# PROBLEM STATEMENT
Find the lines that contain the word "matplotlib" and copy each one.

# DATA SUPPLIED
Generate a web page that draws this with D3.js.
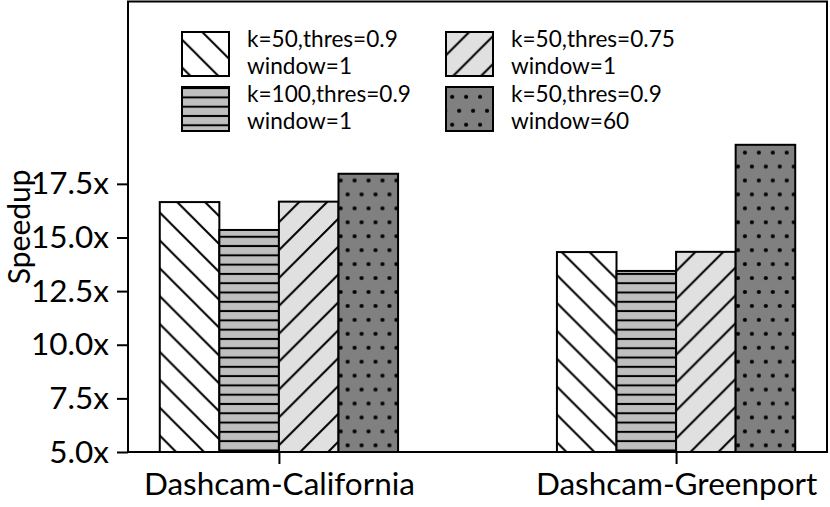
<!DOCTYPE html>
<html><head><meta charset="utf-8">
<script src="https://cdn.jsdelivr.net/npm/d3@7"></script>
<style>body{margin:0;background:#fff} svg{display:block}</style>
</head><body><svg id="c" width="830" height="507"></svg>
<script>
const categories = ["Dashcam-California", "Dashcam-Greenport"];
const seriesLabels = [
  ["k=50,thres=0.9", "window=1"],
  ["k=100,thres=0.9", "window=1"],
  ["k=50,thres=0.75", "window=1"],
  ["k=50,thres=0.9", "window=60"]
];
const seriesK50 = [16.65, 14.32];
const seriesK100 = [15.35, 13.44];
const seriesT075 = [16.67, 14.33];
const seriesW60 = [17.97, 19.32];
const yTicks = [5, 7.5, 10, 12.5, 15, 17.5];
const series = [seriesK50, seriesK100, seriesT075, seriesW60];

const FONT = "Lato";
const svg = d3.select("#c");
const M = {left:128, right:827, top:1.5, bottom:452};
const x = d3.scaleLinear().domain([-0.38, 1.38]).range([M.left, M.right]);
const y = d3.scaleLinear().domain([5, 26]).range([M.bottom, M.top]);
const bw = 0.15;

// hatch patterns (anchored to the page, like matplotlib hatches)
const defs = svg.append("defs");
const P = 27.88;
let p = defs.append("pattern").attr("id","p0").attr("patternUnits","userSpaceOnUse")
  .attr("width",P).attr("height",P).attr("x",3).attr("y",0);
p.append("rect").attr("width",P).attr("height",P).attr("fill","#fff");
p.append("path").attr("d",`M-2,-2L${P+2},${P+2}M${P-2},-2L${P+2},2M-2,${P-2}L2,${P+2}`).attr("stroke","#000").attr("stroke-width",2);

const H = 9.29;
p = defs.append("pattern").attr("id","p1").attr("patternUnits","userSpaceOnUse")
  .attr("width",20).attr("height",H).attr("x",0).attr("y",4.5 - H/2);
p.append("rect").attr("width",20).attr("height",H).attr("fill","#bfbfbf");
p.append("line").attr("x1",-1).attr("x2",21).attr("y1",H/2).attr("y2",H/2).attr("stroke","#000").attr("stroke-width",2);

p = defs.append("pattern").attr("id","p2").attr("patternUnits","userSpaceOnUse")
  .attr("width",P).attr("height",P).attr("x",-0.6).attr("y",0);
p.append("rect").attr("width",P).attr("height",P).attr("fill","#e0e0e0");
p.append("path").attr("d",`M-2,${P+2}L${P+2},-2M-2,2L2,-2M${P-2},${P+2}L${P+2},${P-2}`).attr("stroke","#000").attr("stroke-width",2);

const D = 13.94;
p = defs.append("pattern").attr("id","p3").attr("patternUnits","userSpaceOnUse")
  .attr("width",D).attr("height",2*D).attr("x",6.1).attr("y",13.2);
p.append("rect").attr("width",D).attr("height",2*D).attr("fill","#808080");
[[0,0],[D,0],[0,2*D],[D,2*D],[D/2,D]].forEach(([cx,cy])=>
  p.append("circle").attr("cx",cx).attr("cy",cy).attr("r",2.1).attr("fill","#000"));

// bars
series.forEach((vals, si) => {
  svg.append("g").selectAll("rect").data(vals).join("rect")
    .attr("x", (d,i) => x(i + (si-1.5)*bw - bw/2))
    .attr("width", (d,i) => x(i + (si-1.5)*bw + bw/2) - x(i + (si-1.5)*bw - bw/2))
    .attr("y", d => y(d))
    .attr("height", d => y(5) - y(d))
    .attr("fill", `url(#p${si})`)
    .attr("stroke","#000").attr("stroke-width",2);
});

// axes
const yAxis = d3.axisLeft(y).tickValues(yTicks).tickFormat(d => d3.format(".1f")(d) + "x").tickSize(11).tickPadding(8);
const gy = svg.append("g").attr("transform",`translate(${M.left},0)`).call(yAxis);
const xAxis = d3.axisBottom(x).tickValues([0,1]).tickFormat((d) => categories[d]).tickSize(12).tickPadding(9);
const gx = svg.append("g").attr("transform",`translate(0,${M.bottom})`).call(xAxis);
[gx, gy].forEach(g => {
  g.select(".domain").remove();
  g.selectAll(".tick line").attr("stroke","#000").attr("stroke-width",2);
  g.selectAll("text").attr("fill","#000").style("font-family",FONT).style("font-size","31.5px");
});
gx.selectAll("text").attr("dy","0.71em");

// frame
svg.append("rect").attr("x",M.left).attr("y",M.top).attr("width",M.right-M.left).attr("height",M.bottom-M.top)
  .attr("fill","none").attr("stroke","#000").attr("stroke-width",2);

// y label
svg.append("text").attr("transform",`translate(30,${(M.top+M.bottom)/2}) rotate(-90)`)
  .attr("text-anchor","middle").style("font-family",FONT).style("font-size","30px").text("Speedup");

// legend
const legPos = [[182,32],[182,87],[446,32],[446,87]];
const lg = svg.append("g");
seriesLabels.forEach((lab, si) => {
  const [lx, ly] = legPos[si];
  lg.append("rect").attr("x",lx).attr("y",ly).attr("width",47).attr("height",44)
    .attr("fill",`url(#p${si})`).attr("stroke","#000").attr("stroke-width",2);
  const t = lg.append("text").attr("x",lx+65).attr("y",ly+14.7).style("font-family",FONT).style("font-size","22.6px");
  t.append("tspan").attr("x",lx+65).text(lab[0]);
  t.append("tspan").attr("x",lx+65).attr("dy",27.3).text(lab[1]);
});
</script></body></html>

* * *

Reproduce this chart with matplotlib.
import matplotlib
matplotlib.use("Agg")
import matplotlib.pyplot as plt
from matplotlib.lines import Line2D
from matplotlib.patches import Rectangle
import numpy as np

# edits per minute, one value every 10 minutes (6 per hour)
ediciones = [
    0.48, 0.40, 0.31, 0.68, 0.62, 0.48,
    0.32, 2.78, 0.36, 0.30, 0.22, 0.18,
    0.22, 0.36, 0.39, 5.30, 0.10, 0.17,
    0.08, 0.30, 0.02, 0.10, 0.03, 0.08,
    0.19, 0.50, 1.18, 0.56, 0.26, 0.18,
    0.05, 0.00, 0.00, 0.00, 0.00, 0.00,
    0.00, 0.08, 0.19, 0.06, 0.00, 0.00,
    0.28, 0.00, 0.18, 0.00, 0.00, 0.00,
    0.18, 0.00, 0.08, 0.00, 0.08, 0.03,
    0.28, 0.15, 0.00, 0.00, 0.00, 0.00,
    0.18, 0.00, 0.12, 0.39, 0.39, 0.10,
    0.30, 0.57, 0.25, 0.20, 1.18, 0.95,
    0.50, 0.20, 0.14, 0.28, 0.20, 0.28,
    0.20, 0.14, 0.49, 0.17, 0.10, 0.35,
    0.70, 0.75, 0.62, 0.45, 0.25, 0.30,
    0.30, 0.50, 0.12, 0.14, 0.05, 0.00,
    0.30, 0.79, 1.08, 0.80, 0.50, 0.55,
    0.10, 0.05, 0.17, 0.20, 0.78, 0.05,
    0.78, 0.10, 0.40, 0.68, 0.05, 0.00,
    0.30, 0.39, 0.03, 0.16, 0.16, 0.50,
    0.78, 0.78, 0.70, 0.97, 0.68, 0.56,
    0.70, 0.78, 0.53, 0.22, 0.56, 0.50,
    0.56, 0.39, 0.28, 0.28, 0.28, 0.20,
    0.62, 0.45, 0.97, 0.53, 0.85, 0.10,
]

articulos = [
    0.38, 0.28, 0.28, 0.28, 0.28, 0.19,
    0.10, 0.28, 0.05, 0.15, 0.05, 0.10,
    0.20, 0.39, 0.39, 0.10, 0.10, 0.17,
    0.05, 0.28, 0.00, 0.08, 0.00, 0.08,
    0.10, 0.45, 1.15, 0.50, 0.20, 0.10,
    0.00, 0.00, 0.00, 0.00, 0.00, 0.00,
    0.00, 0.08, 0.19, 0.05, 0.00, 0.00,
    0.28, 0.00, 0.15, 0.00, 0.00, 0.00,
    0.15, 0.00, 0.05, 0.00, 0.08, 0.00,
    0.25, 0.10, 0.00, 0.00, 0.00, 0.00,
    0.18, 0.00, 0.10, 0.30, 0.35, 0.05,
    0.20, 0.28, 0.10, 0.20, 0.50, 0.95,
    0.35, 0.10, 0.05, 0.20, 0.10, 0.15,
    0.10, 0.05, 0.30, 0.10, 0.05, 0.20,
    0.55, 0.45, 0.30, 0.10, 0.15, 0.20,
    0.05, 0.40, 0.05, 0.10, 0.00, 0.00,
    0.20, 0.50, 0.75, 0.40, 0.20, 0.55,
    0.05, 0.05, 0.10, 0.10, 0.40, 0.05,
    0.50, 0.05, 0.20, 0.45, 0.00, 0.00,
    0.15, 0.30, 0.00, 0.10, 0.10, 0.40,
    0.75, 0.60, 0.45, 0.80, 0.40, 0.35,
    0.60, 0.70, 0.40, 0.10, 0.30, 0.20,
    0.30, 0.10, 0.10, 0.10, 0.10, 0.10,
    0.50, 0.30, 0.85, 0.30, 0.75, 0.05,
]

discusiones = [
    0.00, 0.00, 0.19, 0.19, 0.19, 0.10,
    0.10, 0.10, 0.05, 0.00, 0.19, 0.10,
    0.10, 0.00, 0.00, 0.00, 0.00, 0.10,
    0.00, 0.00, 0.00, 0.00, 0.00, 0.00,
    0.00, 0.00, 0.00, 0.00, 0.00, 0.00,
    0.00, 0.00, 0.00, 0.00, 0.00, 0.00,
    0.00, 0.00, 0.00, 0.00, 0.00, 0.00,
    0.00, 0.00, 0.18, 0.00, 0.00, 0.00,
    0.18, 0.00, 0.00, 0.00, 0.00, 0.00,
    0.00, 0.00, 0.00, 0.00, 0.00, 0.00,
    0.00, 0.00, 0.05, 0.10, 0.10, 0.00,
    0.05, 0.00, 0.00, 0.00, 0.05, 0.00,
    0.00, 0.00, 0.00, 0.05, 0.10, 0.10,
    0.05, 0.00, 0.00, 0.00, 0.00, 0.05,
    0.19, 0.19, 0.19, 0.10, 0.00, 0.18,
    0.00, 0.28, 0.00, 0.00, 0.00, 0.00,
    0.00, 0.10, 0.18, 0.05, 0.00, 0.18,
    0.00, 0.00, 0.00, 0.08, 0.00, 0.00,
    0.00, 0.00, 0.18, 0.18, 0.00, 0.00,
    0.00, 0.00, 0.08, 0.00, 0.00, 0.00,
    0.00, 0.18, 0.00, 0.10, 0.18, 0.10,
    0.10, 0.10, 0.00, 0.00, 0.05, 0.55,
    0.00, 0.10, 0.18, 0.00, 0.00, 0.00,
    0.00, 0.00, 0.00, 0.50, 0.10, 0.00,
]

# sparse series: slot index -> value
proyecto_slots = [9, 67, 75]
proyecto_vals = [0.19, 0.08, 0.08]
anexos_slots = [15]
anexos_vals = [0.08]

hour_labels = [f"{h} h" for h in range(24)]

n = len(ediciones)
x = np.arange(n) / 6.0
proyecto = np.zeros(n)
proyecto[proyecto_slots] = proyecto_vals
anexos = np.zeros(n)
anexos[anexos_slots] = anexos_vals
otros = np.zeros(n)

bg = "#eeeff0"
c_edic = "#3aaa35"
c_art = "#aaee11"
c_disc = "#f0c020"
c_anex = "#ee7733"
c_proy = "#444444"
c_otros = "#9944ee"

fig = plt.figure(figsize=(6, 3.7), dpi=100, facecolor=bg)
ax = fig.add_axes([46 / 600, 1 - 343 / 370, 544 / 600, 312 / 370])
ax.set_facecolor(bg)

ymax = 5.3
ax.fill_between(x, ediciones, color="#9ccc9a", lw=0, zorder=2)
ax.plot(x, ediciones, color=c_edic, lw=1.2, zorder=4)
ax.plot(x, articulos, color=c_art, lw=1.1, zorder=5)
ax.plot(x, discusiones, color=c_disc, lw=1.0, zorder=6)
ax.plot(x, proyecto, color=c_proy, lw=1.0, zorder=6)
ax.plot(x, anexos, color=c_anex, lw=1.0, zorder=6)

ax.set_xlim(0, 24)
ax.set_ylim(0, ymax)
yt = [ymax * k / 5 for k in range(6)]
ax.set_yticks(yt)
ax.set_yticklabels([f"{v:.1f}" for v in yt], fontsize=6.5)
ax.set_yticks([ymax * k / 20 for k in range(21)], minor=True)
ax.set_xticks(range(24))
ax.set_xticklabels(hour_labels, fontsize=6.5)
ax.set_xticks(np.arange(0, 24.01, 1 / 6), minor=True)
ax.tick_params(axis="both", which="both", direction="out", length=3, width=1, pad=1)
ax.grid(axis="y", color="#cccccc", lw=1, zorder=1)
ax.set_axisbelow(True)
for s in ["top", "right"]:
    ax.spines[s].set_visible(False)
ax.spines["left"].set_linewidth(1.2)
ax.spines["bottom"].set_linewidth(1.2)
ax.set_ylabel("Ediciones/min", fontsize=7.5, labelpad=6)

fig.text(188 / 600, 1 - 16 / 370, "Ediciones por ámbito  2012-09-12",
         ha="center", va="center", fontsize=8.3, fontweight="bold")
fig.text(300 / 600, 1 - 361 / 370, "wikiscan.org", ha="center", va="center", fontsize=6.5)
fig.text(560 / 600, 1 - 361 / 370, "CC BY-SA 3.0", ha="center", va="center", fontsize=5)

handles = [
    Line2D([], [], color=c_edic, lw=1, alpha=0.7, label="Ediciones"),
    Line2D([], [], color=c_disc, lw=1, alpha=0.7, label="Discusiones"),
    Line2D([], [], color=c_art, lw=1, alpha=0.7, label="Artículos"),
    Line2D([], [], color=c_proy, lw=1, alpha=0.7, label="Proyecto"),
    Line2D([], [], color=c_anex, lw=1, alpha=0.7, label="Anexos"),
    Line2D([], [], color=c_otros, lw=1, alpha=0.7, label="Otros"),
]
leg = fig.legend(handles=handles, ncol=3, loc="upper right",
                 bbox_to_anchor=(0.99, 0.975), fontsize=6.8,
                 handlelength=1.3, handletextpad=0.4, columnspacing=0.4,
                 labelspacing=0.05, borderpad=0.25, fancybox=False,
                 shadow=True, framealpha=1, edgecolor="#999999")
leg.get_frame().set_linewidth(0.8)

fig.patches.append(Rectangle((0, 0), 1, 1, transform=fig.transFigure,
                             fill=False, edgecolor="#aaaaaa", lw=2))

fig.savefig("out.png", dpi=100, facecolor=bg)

---

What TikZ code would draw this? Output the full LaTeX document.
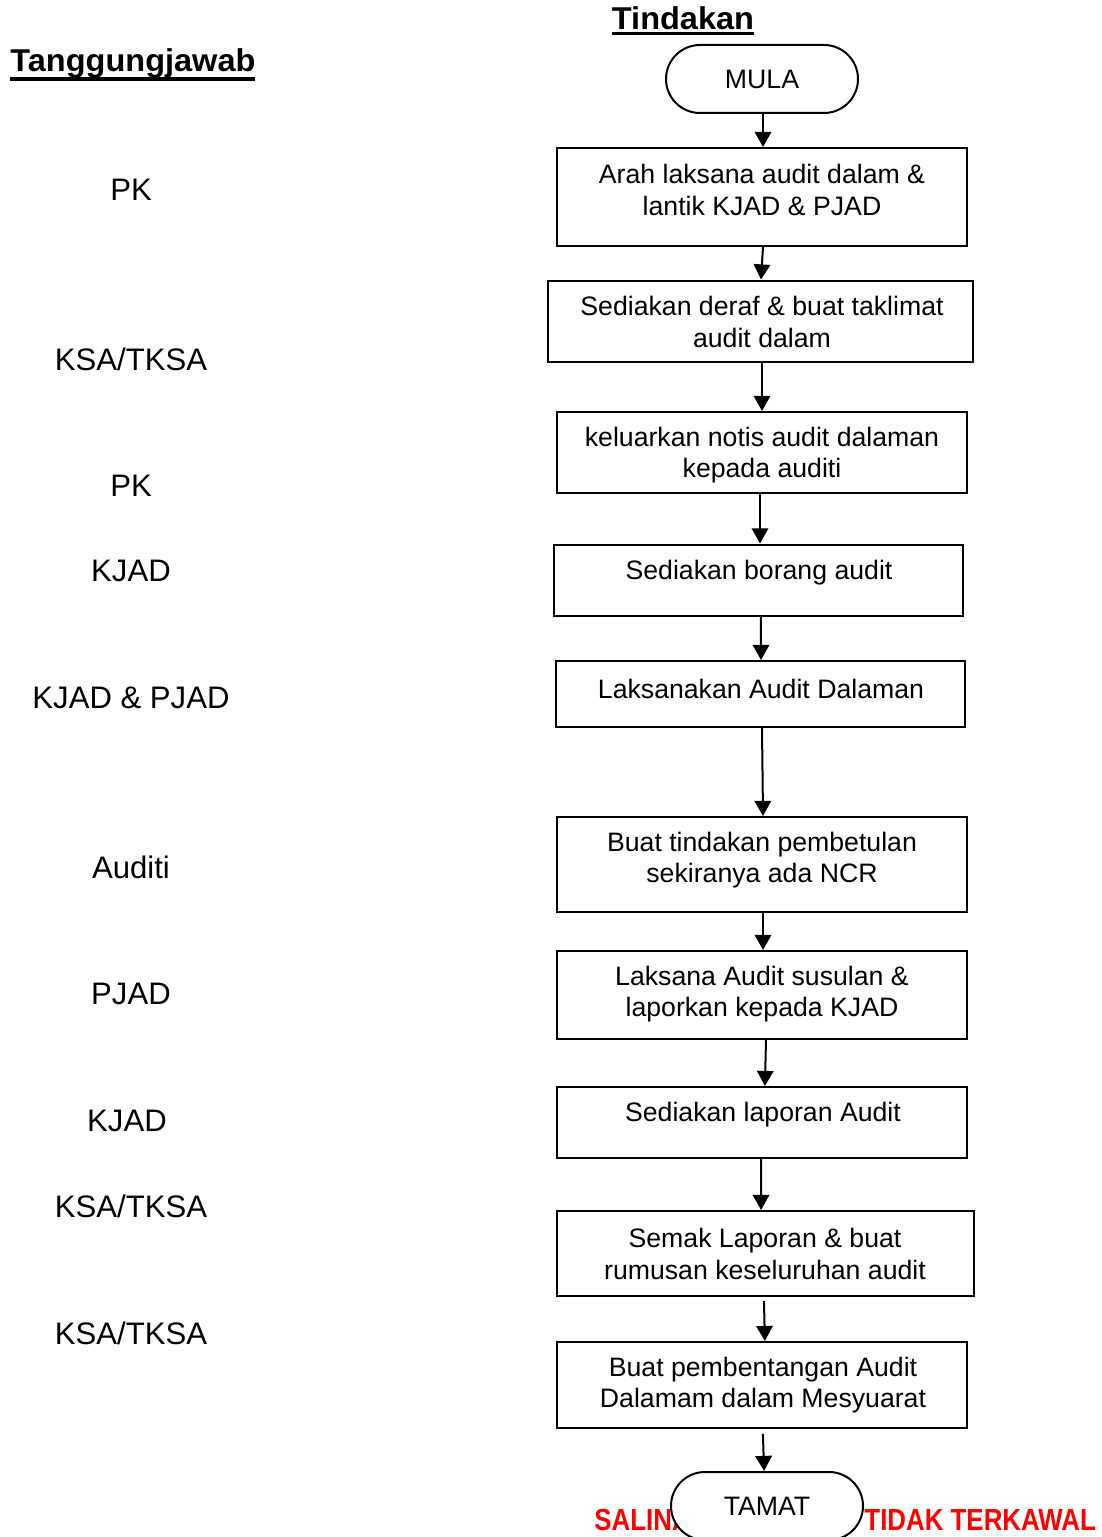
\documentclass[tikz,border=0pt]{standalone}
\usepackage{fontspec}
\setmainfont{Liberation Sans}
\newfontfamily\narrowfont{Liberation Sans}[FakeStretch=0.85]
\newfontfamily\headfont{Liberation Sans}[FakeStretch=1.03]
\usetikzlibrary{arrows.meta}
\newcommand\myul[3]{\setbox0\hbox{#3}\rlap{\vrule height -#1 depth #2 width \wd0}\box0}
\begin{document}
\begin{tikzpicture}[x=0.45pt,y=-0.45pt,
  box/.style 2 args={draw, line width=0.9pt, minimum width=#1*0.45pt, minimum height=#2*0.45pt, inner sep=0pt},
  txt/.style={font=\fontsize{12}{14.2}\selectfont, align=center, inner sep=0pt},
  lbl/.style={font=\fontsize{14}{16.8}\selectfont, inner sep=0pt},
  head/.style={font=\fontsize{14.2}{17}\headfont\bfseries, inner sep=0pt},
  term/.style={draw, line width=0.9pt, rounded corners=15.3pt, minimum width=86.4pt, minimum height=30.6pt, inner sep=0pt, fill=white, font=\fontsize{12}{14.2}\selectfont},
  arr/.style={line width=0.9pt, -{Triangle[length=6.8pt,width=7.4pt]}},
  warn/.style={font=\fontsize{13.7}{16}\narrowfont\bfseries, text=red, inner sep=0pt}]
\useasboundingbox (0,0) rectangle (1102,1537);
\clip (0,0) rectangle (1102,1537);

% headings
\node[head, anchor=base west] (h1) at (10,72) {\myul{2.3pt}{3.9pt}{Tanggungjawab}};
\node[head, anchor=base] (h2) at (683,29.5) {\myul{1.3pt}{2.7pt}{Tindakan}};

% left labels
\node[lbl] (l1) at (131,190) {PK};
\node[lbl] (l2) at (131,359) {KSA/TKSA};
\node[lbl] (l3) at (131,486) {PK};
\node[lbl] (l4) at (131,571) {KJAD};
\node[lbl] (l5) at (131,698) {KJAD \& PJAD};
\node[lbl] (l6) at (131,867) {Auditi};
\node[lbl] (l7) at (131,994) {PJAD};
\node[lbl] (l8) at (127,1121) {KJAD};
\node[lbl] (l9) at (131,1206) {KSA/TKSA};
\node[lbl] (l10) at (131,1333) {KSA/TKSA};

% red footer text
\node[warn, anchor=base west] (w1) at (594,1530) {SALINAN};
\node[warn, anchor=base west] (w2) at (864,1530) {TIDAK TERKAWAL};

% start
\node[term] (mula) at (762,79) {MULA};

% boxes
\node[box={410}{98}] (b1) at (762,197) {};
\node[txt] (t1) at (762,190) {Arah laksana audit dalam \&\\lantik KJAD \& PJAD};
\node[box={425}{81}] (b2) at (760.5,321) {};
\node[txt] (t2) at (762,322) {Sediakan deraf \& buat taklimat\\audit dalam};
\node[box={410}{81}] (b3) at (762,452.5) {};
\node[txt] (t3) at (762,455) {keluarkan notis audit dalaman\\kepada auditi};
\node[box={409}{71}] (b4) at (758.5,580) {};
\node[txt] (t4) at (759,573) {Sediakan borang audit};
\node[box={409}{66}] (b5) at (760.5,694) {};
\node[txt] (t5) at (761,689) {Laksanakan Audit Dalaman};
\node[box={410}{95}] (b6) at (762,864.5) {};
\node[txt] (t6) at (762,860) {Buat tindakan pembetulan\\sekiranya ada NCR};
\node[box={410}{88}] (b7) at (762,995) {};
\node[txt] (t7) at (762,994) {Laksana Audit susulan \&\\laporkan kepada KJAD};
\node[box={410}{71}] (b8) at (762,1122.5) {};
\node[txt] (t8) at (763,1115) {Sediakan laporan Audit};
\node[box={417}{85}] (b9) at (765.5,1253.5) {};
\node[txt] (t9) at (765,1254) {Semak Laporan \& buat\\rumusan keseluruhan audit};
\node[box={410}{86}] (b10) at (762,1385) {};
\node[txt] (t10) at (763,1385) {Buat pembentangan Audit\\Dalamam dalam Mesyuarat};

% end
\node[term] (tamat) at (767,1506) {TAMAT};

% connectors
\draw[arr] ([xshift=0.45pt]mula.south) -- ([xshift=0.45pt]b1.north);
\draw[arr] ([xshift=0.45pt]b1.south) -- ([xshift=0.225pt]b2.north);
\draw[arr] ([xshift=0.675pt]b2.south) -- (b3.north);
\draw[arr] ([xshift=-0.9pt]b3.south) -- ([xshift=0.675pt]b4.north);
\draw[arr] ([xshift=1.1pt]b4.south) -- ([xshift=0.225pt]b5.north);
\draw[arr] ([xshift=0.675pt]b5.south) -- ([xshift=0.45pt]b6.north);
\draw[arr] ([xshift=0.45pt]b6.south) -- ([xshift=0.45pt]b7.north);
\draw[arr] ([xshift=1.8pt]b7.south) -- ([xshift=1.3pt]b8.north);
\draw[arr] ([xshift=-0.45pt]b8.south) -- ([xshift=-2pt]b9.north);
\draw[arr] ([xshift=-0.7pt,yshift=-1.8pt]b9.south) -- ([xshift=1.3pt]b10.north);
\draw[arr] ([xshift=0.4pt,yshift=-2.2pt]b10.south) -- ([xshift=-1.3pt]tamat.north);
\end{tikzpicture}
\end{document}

# FULL ANSWER
// hatch patterns (anchored to the page, like matplotlib hatches)
Reproduce this chart with matplotlib.
import matplotlib
matplotlib.use("Agg")
import matplotlib.pyplot as plt
from matplotlib.lines import Line2D
from matplotlib.patches import Rectangle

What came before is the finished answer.